**Work to do**:
Which lines contain the word "What"? Return each of them as written.

start

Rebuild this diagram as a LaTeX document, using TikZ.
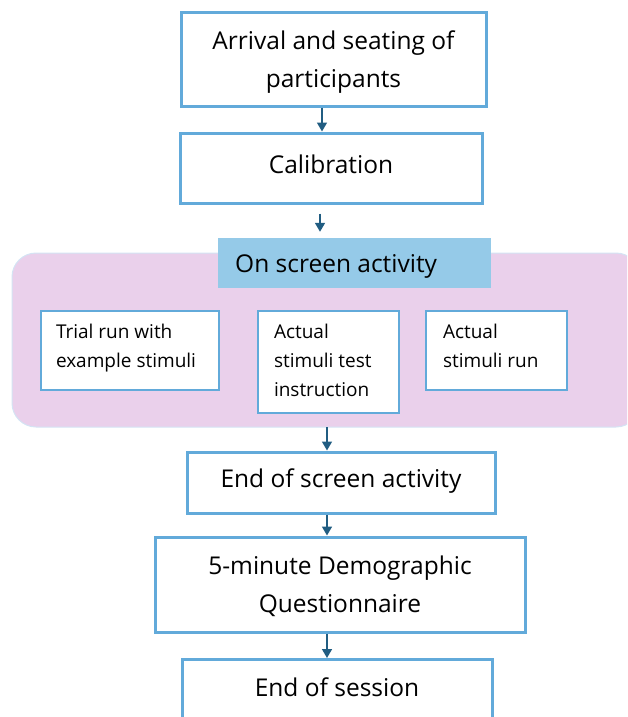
\documentclass[tikz,border=0pt]{standalone}
\usepackage{fontspec}
\setmainfont{Open Sans}
\usetikzlibrary{arrows.meta}
\definecolor{boxblue}{HTML}{62AADA}
\definecolor{arrowblue}{HTML}{215D82}
\definecolor{headfill}{HTML}{95CAE8}
\definecolor{pinkfill}{HTML}{EAD0EB}
\definecolor{pinkedge}{HTML}{D4E4F4}
\tikzset{
  mainbox/.style={draw=boxblue, line width=3pt, fill=white, inner sep=0pt},
  maintext/.style={align=center, inner sep=0pt, font=\fontsize{24.5}{38}\selectfont},
  subbox/.style={draw=boxblue, line width=2.4pt, fill=white, inner sep=0pt},
  subtext/.style={anchor=north west, align=left, inner sep=0pt,
    font=\fontsize{19}{29}\selectfont},
  arr/.style={draw=arrowblue, line width=1.6pt,
    -{Triangle[width=10pt,length=9pt]}},
}
\begin{document}
\begin{tikzpicture}[x=1pt,y=-1pt]
\useasboundingbox (0,0) rectangle (627,717);
\clip (0,0) rectangle (627,717);

% grouping panel for the on-screen steps
\filldraw[fill=pinkfill, draw=pinkedge, line width=1pt, rounded corners=24pt]
  (12,253) rectangle (640,427);
\node[fill=headfill, minimum width=273pt, minimum height=50pt, inner sep=0pt] (head) at (354.5,263) {};
\node[anchor=west, inner sep=0pt, font=\fontsize{24.5}{28}\selectfont] (headtxt) at (235,266) {On screen activity};
\coordinate (panelbottom) at (327,427);

% sequential steps
\node[mainbox, minimum width=305pt, minimum height=93pt] (arrive) at (333.5,59.5) {};
\node[maintext] (arrivetxt) at (333.5,62) {Arrival and seating of\\participants};
\node[mainbox, minimum width=302pt, minimum height=70pt] (calib) at (331,168) {};
\node[maintext] (calibtxt) at (331,164) {Calibration};
\node[mainbox, minimum width=308pt, minimum height=61pt] (endscreen) at (341,482.5) {};
\node[maintext] (endscreentxt) at (341,481) {End of screen activity};
\node[mainbox, minimum width=370pt, minimum height=95pt] (demog) at (340,584.5) {};
\node[maintext] (demogtxt) at (340,586) {5-minute Demographic\\Questionnaire};
\node[mainbox, minimum width=310pt, minimum height=70pt, anchor=north] (endsess) at (337,658) {};
\node[maintext] (endsesstxt) at (337,687) {End of session};

% on-screen sub-steps
\node[subbox, minimum width=178pt, minimum height=79pt] (trial) at (130,350.5) {};
\node[subbox, minimum width=141pt, minimum height=102pt] (instr) at (328.5,362) {};
\node[subbox, minimum width=141pt, minimum height=79pt] (run) at (496.5,350.5) {};
\node[subtext] (trialtxt) at ([xshift=16pt,yshift=-14pt]trial.north west) {Trial run with\\example stimuli};
\node[subtext] (instrtxt) at ([xshift=17pt,yshift=-14pt]instr.north west) {Actual\\stimuli test\\instruction};
\node[subtext] (runtxt) at ([xshift=18pt,yshift=-14pt]run.north west) {Actual\\stimuli run};

% connectors
\coordinate (a1) at (322,0);
\coordinate (a2) at (320,0);
\coordinate (a3) at (327,0);
\draw[arr] (arrive.south -| a1) -- (calib.north -| a1);
\draw[arr] ([yshift=-9pt]calib.south -| a2) -- ([yshift=6pt]head.north -| a2);
\draw[arr] (panelbottom) -- (endscreen.north -| a3);
\draw[arr] (endscreen.south -| a3) -- (demog.north -| a3);
\draw[arr] (demog.south -| a3) -- (endsess.north -| a3);
\end{tikzpicture}
\end{document}
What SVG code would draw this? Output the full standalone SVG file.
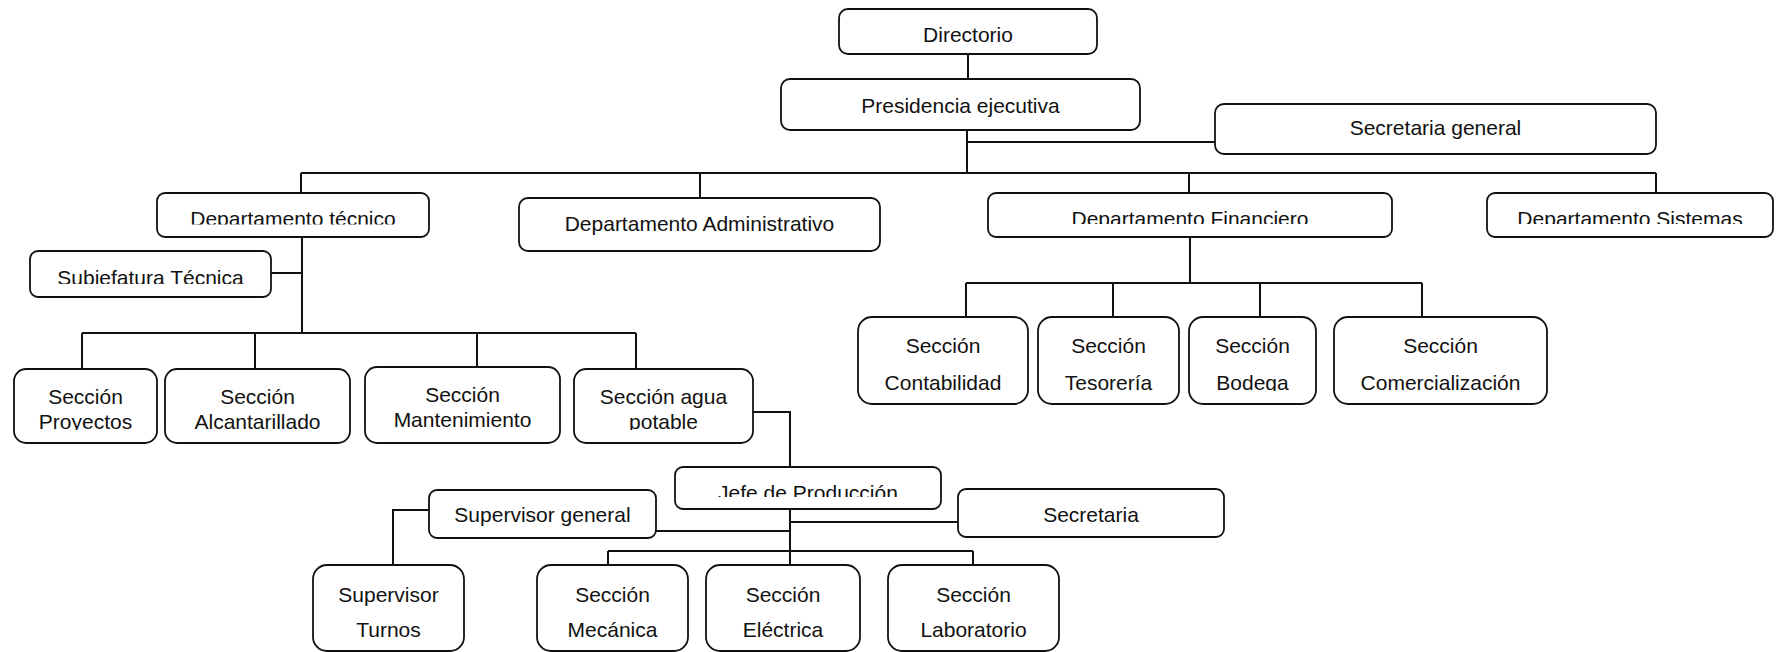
<svg xmlns="http://www.w3.org/2000/svg" width="1776" height="652" viewBox="0 0 1776 652">
<style>
.box{fill:#fff;stroke:#111;stroke-width:1.8}
.t{font-family:"Liberation Sans",Arial,sans-serif;font-size:21px;fill:#111;text-anchor:middle}
.c{fill:none;stroke:#111;stroke-width:2}
</style>
<defs>
<clipPath id="cpTec" clipPathUnits="userSpaceOnUse"><rect x="157" y="193" width="272" height="31.5"/></clipPath>
<clipPath id="cpFin" clipPathUnits="userSpaceOnUse"><rect x="988" y="193" width="404" height="31"/></clipPath>
<clipPath id="cpSis" clipPathUnits="userSpaceOnUse"><rect x="1487" y="193" width="286" height="31"/></clipPath>
<clipPath id="cpSub" clipPathUnits="userSpaceOnUse"><rect x="30" y="251" width="241" height="33"/></clipPath>
<clipPath id="cpSec" clipPathUnits="userSpaceOnUse"><rect x="0" y="369" width="760" height="61"/></clipPath>
<clipPath id="cpBod" clipPathUnits="userSpaceOnUse"><rect x="1189" y="317" width="127" height="74"/></clipPath>
<clipPath id="cpJefe" clipPathUnits="userSpaceOnUse"><rect x="675" y="467" width="266" height="30"/></clipPath>
</defs>

<g id="connectors">
<path class="c" d="M968 54V79"/>
<path class="c" d="M967 130V173"/>
<path class="c" d="M967 142H1215"/>
<path class="c" d="M301 173H1656"/>
<path class="c" d="M301 173V193M700 173V198M1189 173V193M1656 173V193"/>
<path class="c" d="M302 237V333M271 273H302"/>
<path class="c" d="M82 333H636M82 333V369M255 333V369M477 333V367M636 333V369"/>
<path class="c" d="M1190 237V283M966 283H1422M966 283V317M1113 283V317M1260 283V317M1422 283V317"/>
<path class="c" d="M753 412H790V467"/>
<path class="c" d="M790 509V565M790 522H958M656 531H790"/>
<path class="c" d="M429 510H393V565"/>
<path class="c" d="M608 551H973M608 551V565M973 551V565"/>
</g>

<g id="directorio"><rect class="box" x="839" y="9" width="258" height="45" rx="9"/><text class="t" x="968" y="42">Directorio</text></g>
<g id="presidencia"><rect class="box" x="781" y="79" width="359" height="51" rx="9"/><text class="t" x="960.5" y="113">Presidencia ejecutiva</text></g>
<g id="secretaria-general"><rect class="box" x="1215" y="104" width="441" height="50" rx="9"/><text class="t" x="1435.5" y="135">Secretaria general</text></g>

<g id="dep-tecnico"><rect class="box" x="157" y="193" width="272" height="44" rx="8"/><text class="t" x="293" y="225.5" clip-path="url(#cpTec)">Departamento técnico</text></g>
<g id="dep-administrativo"><rect class="box" x="519" y="198" width="361" height="53" rx="9"/><text class="t" x="699.5" y="231">Departamento Administrativo</text></g>
<g id="dep-financiero"><rect class="box" x="988" y="193" width="404" height="44" rx="8"/><text class="t" x="1190" y="226" clip-path="url(#cpFin)">Departamento Financiero</text></g>
<g id="dep-sistemas"><rect class="box" x="1487" y="193" width="286" height="44" rx="8"/><text class="t" x="1630" y="226" clip-path="url(#cpSis)">Departamento Sistemas</text></g>

<g id="subjefatura"><rect class="box" x="30" y="251" width="241" height="46" rx="8"/><text class="t" x="150.5" y="285" clip-path="url(#cpSub)">Subjefatura Técnica</text></g>

<g id="sec-proyectos"><rect class="box" x="14" y="369" width="143" height="74" rx="12"/><text class="t" x="85.5" y="404">Sección</text><text class="t" x="85.5" y="429" clip-path="url(#cpSec)">Proyectos</text></g>
<g id="sec-alcantarillado"><rect class="box" x="165" y="369" width="185" height="74" rx="12"/><text class="t" x="257.5" y="404">Sección</text><text class="t" x="257.5" y="429">Alcantarillado</text></g>
<g id="sec-mantenimiento"><rect class="box" x="365" y="367" width="195" height="76" rx="12"/><text class="t" x="462.5" y="402">Sección</text><text class="t" x="462.5" y="427">Mantenimiento</text></g>
<g id="sec-agua"><rect class="box" x="574" y="369" width="179" height="74" rx="12"/><text class="t" x="663.5" y="404">Sección agua</text><text class="t" x="663.5" y="429" clip-path="url(#cpSec)">potable</text></g>

<g id="sec-contabilidad"><rect class="box" x="858" y="317" width="170" height="87" rx="14"/><text class="t" x="943" y="353">Sección</text><text class="t" x="943" y="390">Contabilidad</text></g>
<g id="sec-tesoreria"><rect class="box" x="1038" y="317" width="141" height="87" rx="14"/><text class="t" x="1108.5" y="353">Sección</text><text class="t" x="1108.5" y="390">Tesorería</text></g>
<g id="sec-bodega"><rect class="box" x="1189" y="317" width="127" height="87" rx="14"/><text class="t" x="1252.5" y="353">Sección</text><text class="t" x="1252.5" y="390" clip-path="url(#cpBod)">Bodega</text></g>
<g id="sec-comercializacion"><rect class="box" x="1334" y="317" width="213" height="87" rx="14"/><text class="t" x="1440.5" y="353">Sección</text><text class="t" x="1440.5" y="390">Comercialización</text></g>

<g id="jefe-produccion"><rect class="box" x="675" y="467" width="266" height="42" rx="8"/><text class="t" x="808" y="500" clip-path="url(#cpJefe)">Jefe de Producción</text></g>
<g id="supervisor-general"><rect class="box" x="429" y="490" width="227" height="48" rx="8"/><text class="t" x="542.5" y="522">Supervisor general</text></g>
<g id="secretaria"><rect class="box" x="958" y="489" width="266" height="48" rx="8"/><text class="t" x="1091" y="522">Secretaria</text></g>

<g id="supervisor-turnos"><rect class="box" x="313" y="565" width="151" height="86" rx="14"/><text class="t" x="388.5" y="602">Supervisor</text><text class="t" x="388.5" y="637">Turnos</text></g>
<g id="sec-mecanica"><rect class="box" x="537" y="565" width="151" height="86" rx="14"/><text class="t" x="612.5" y="602">Sección</text><text class="t" x="612.5" y="637">Mecánica</text></g>
<g id="sec-electrica"><rect class="box" x="706" y="565" width="154" height="86" rx="14"/><text class="t" x="783" y="602">Sección</text><text class="t" x="783" y="637">Eléctrica</text></g>
<g id="sec-laboratorio"><rect class="box" x="888" y="565" width="171" height="86" rx="14"/><text class="t" x="973.5" y="602">Sección</text><text class="t" x="973.5" y="637">Laboratorio</text></g>
</svg>
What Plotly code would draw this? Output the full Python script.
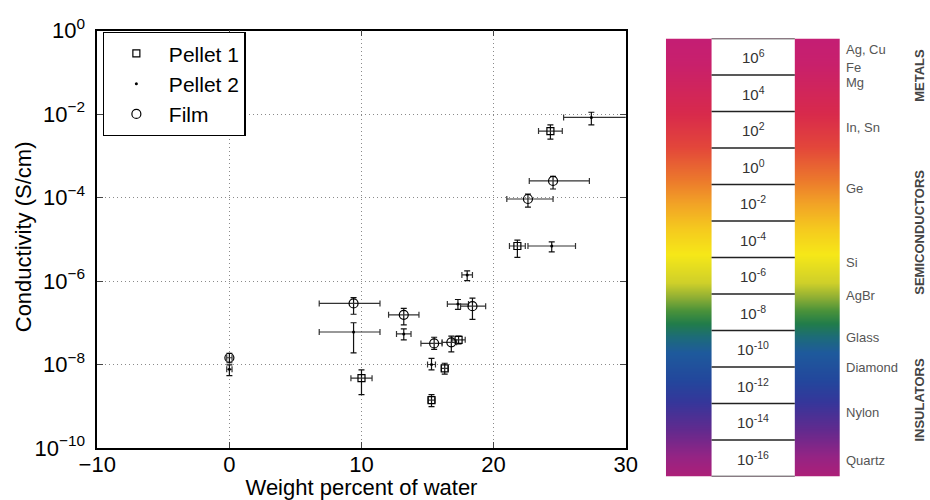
import plotly.graph_objects as go

# ---- scatter data (conductivity vs water content) ----
pellet1_x = [24.3, 21.8, 10.0, 17.35, 16.3, 15.3]
pellet1_y = [3.9e-3, 6.9e-6, 4.7e-9, 3.9e-8, 8.1e-9, 1.4e-9]
pellet1_y_hi = [5.5e-3, 9.5e-6, 7.4e-9, 4.8e-8, 1.07e-8, 1.9e-9]
pellet1_y_lo = [2.5e-3, 3.7e-6, 1.9e-9, 3.1e-8, 5.9e-9, 9.8e-10]
pellet1_xerr_plus = [0.9, 0.6, 0.8, 0.5, 0.25, 0.25]
pellet1_xerr_minus = [0.9, 0.6, 0.8, 0.5, 0.25, 0.25]

pellet2_x = [27.4, 24.4, 18.0, 0.0, 9.4, 13.2, 17.3, 15.3]
pellet2_y = [8.3e-3, 6.9e-6, 1.4e-6, 7.7e-9, 6.0e-8, 5.4e-8, 2.8e-7, 1.0e-8]
pellet2_y_hi = [1.1e-2, 8.7e-6, 1.74e-6, 9.8e-9, 1.0e-7, 7.1e-8, 3.6e-7, 1.4e-8]
pellet2_y_lo = [5.5e-3, 5.0e-6, 1.02e-6, 5.4e-9, 1.9e-8, 3.9e-8, 2.1e-7, 7.4e-9]
pellet2_xerr_plus = [3.0, 1.8, 0.4, 0.2, 2.0, 0.55, 0.8, 0.3]
pellet2_xerr_minus = [2.1, 1.8, 0.4, 0.2, 2.6, 0.55, 0.8, 0.3]

film_x = [24.5, 22.6, 0.0, 9.4, 13.2, 15.5, 16.8, 18.4]
film_y = [2.5e-4, 9.2e-5, 1.45e-8, 2.9e-7, 1.55e-7, 3.2e-8, 3.4e-8, 2.5e-7]
film_y_hi = [3.2e-4, 1.2e-4, 1.86e-8, 4.0e-7, 2.2e-7, 4.5e-8, 4.8e-8, 3.9e-7]
film_y_lo = [1.6e-4, 5.9e-5, 1.1e-8, 1.6e-7, 8.9e-8, 2.3e-8, 2.0e-8, 1.2e-7]
film_xerr_plus = [2.75, 1.9, 0.2, 2.0, 1.15, 0.6, 0.4, 1.0]
film_xerr_minus = [1.8, 1.6, 0.2, 2.6, 1.15, 1.0, 0.7, 0.9]

y_tick_exps = [-10, -8, -6, -4, -2, 0]
x_ticks = [-10, 0, 10, 20, 30]

# ---- conductivity scale panel ----
scale_exps = [6, 4, 2, 0, -2, -4, -6, -8, -10, -12, -14, -16]
materials = ["Ag, Cu", "Fe", "Mg", "In, Sn", "Ge", "Si", "AgBr",
             "Glass", "Diamond", "Nylon", "Quartz"]
material_exps = [6.4, 5.4, 4.6, 2.1, -1.2, -5.3, -7.1, -9.4, -11.0, -13.5, -16.1]
classes = ["METALS", "SEMICONDUCTORS", "INSULATORS"]
class_exps = [5.0, -3.6, -12.8]

# gradient of the colour strip, fraction from top -> colour
grad_pos = [0.0, 0.057, 0.171, 0.248, 0.325, 0.376, 0.437, 0.494, 0.558,
            0.590, 0.620, 0.650, 0.681, 0.718, 0.780, 0.832, 0.894, 0.955, 1.0]
grad_col = ["#c41e74", "#c8206c", "#d82a4c", "#e3473a", "#ec7a2c", "#f2a326",
            "#f5cb1e", "#f6e818", "#cfd02a", "#92b034", "#4a923a", "#217c4a",
            "#1d6c78", "#1e5a9c", "#23479c", "#36369a", "#632a8e", "#952484",
            "#ae1f78"]

FONT = "Liberation Sans, Arial, sans-serif"
TOP_EXP, BOT_EXP = 7, -17
GRID_DASH = "1px,3px"


def err(y, hi, lo):
    return dict(type="data", symmetric=False,
                array=[h - v for h, v in zip(hi, y)],
                arrayminus=[v - l for v, l in zip(y, lo)],
                color="#111", thickness=1.2, width=3)


def xerr(plus, minus):
    return dict(type="data", symmetric=False, array=plus, arrayminus=minus,
                color="#333", thickness=1.2, width=3)


fig = go.Figure()

fig.add_trace(go.Scatter(
    x=pellet1_x, y=pellet1_y, mode="markers", name="Pellet 1",
    marker=dict(symbol="square-open", size=7, color="black", line=dict(width=1.2)),
    error_y=err(pellet1_y, pellet1_y_hi, pellet1_y_lo),
    error_x=xerr(pellet1_xerr_plus, pellet1_xerr_minus)))
fig.add_trace(go.Scatter(
    x=pellet2_x, y=pellet2_y, mode="markers", name="Pellet 2",
    marker=dict(symbol="circle", size=3, color="black"),
    error_y=err(pellet2_y, pellet2_y_hi, pellet2_y_lo),
    error_x=xerr(pellet2_xerr_plus, pellet2_xerr_minus)))
fig.add_trace(go.Scatter(
    x=film_x, y=film_y, mode="markers", name="Film",
    marker=dict(symbol="circle-open", size=9, color="black", line=dict(width=1.2)),
    error_y=err(film_y, film_y_hi, film_y_lo),
    error_x=xerr(film_xerr_plus, film_xerr_minus)))

# colour strip as a smoothed heatmap
strip_y = [TOP_EXP - (TOP_EXP - BOT_EXP) * p for p in grad_pos]
fig.add_trace(go.Heatmap(
    x=[0, 174], y=strip_y, z=[[p, p] for p in grad_pos],
    colorscale=[[p, c] for p, c in zip(grad_pos, grad_col)],
    zmin=0, zmax=1, zsmooth="best", showscale=False, hoverinfo="skip",
    xaxis="x2", yaxis="y2"))

shapes = [dict(type="rect", xref="x2", yref="y2", x0=45.7, x1=129,
               y0=BOT_EXP, y1=TOP_EXP, fillcolor="white", line=dict(width=0))]
for e in scale_exps + [BOT_EXP - 1]:
    shapes.append(dict(type="line", xref="x2", yref="y2", x0=45.7, x1=129,
                       y0=e + 1, y1=e + 1, line=dict(color="#222", width=1.6)))

annotations = []
for e in scale_exps:
    annotations.append(dict(xref="x2", yref="y2", x=87.3, y=e,
                            text=f"10<sup>{e}</sup>", showarrow=False,
                            font=dict(family=FONT, size=15, color="#333")))
for m, e in zip(materials, material_exps):
    annotations.append(dict(xref="paper", yref="y2", x=0.907, y=e, text=m,
                            xanchor="left", showarrow=False,
                            font=dict(family=FONT, size=13, color="#555")))
for c, e in zip(classes, class_exps):
    annotations.append(dict(xref="paper", yref="y2", x=0.989, y=e,
                            text=f"<b>{c}</b>", textangle=-90, showarrow=False,
                            xanchor="center",
                            font=dict(family=FONT, size=13, color="#444")))

# y axis title placed by hand (left edge of the figure)
annotations.append(dict(xref="paper", yref="paper", x=0.025, y=0.526,
                        xanchor="center", yanchor="middle",
                        text="Conductivity (S/cm)", textangle=-90,
                        showarrow=False, font=dict(family=FONT, size=22)))

fig.update_layout(
    width=930, height=500,
    margin=dict(l=0, r=0, t=0, b=0),
    paper_bgcolor="white", plot_bgcolor="white",
    font=dict(family=FONT, size=22, color="black"),
    showlegend=True,
    legend=dict(x=0.1104, y=0.936, xanchor="left", yanchor="top",
                bgcolor="white", bordercolor="black", borderwidth=1.2,
                font=dict(size=21), itemwidth=55, tracegroupgap=0,
                entrywidth=88, entrywidthmode="pixels"),
    xaxis=dict(domain=[0.1046, 0.6728], range=[-10, 30], tickvals=x_ticks,
               showgrid=True, gridcolor="#8a8a8a", griddash=GRID_DASH, gridwidth=1,
               zeroline=False, showline=True, linecolor="black", linewidth=1.5,
               mirror="allticks", ticks="inside", ticklen=6,
               tickfont=dict(size=22), automargin=False, ticklabelstandoff=-4,
               title=dict(text="Weight percent of water", font=dict(size=22),
                          standoff=6)),
    yaxis=dict(domain=[0.104, 0.939], type="log", range=[-10, 0],
               tickvals=[10.0 ** e for e in y_tick_exps],
               ticktext=[f"10<sup>{'−' if e < 0 else ''}{abs(e)}</sup>"
                         for e in y_tick_exps],
               showgrid=True, gridcolor="#8a8a8a", griddash=GRID_DASH, gridwidth=1,
               zeroline=False, showline=True, linecolor="black", linewidth=1.5,
               mirror="allticks", ticks="inside", ticklen=6,
               tickfont=dict(size=22), automargin=False, ticklabelstandoff=6),
    xaxis2=dict(domain=[0.716, 0.903], range=[0, 174], anchor="y2",
                visible=False, fixedrange=True),
    yaxis2=dict(domain=[0.047, 0.923], range=[BOT_EXP, TOP_EXP], anchor="x2",
                visible=False, fixedrange=True),
    shapes=shapes, annotations=annotations,
)

# the page body has a default 8px margin; drop it so the figure fills the window
fig.write_html("out.html", config={"displayModeBar": False},
               post_script="document.body.style.margin='0';")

end

**Exercise answer**:
What SVG code would draw this? Output the full standalone SVG file.
What Plotly code would draw this? Output the full Python script.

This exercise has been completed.